In an effort to revamp and fix a broken child welfare system, lawmakers are now looking at eliminating the state board altogether. Some senators believe threats are being made to keep people from talking.

The review board was created as an independent state agency back in the early 1980s. People say it started out great, but now there's conflicts of interest and personal vendettas and according to one senator, threats of job losses.

“I want to put everyone on notice right now that any member in this organization, in this agency, that gets a pink slip, in my mind needs to have a very valid reason to walk,” said Senator Bob Krist.

Senator Krist claims employees of the foster care review board were told not to talk today for fear of losing their jobs. His bill would eliminate the eleven member state board– the watchdog of Health and Human Services.

Instead, it would be called the Review Office and data would be reported directly to HHS. The Board's chairwoman says she knows nothing of this so-called “silencing.” As far as she's concerned, the importance is the work. “If the work can still be done, if the jobs are still there for our staff, if the local board members continue to do what they do with such dedication and such quality now. If our staff can work as hard for another organization that they can for the board then we are pleased,” said Georgie Scurfield, chairwoman of the Foster Care Review Board.

Under LB998, all 350 current volunteers on local review boards will continue to do what they're doing.
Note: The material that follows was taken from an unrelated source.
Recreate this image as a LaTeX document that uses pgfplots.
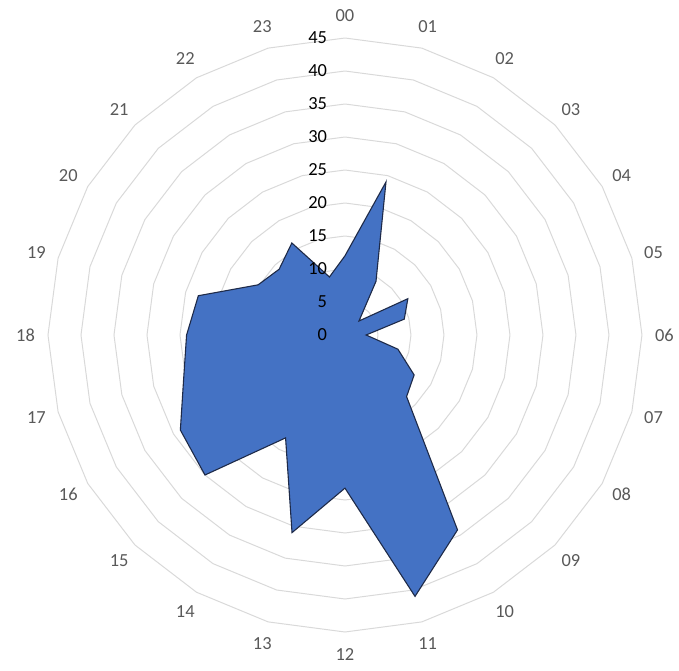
\documentclass[border=0pt]{standalone}
\usepackage{pgfplots}
\usepackage{pgfplotstable}
\pgfplotsset{compat=1.18}
\usepackage{fontspec}
\setmainfont{Carlito}
\definecolor{fillblue}{RGB}{68,114,196}
\definecolor{edgeblue}{RGB}{30,42,72}
\definecolor{gridgray}{RGB}{217,217,217}
\definecolor{labgray}{RGB}{89,89,89}
\pgfplotstableread{
k r
0 12
1 24
2 9.4
3 3
4 11
5 9.3
6 3.2
7 8.3
8 12.1
9 13.2
10 34.1
11 41
12 23.2
13 31
14 18
15 30
16 28.8
17 25.3
18 24
19 23
20 15.2
21 14.1
22 16.1
23 9.1
}\datatable
\begin{document}
\begin{tikzpicture}
\begin{axis}[
  x=6.6bp, y=6.6bp,
  scale only axis,
  xmin=-52.27, xmax=50.61,
  ymin=-50.76, ymax=50.76,
  hide axis,
  clip=false,
]
\path (axis cs:-52.27,-50.76) rectangle (axis cs:50.61,50.76);
\pgfplotsinvokeforeach{5,10,15,20,25,30,35,40,45}{
  \draw[gridgray, line width=1bp] (axis cs:0,#1) \foreach \a in {15,30,...,345}{ -- (axis cs:{#1*sin(\a)},{#1*cos(\a)}) } -- cycle;
}
\addplot[fill=fillblue, draw=edgeblue, line width=1.1bp, mark=none]
  table[x expr={\thisrow{r}*sin(15*\thisrow{k})}, y expr={\thisrow{r}*cos(15*\thisrow{k})}] {\datatable} -- cycle;
\pgfplotsinvokeforeach{0,5,10,15,20,25,30,35,40,45}{
  \node[anchor=east, inner sep=0pt, text=black, font=\fontsize{18.5}{21}\selectfont] at (axis cs:-2.7,#1) {#1};
}
\pgfplotsinvokeforeach{0,1,2,3,4,5,6,7,8,9,10,11,12,13,14,15,16,17,18,19,20,21,22,23}{
  \node[anchor=center, inner sep=0pt, text=labgray, font=\fontsize{18.5}{21}\selectfont] at (axis cs:{48.4*sin(15*#1)},{48.4*cos(15*#1)}) {\ifnum#1<10 0\fi#1};
}
\end{axis}
\end{tikzpicture}
\end{document}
The big change is that the governor gets to appoint one member to each of the 46 local boards. The executive director, whom the board forced to resign last week, works for the Legislature.

“We don't have to be afraid of what's coming next. We know with this type of bill it's solid and we're not concerned about every year to dodge a bullet,” said Burrell WIlliams, former board member.
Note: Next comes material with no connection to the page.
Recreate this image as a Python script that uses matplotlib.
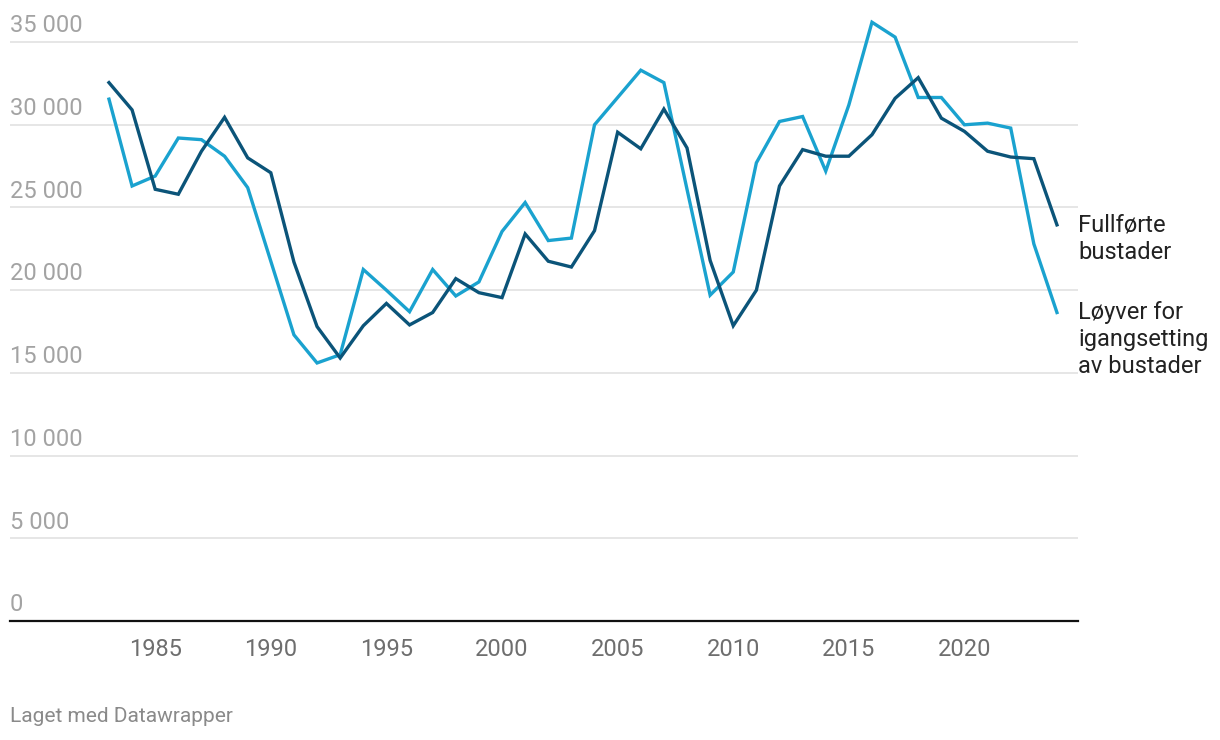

No one with the state board spoke for or against the bill today. Instead, they took a neutral stand, but their message was loud and clear. “I am truly sorry that the concerns of the introduction of these bills are taking time and attention away from the real and immediate heart breaking issues surrounding Nebraska's child welfare system,” said Marcia Anderson, local board representative.

Hearing was also held today for another bill involving the state board. It requires that no board member, or their employer, receive funding from HHS, eliminating all conflicts of interest.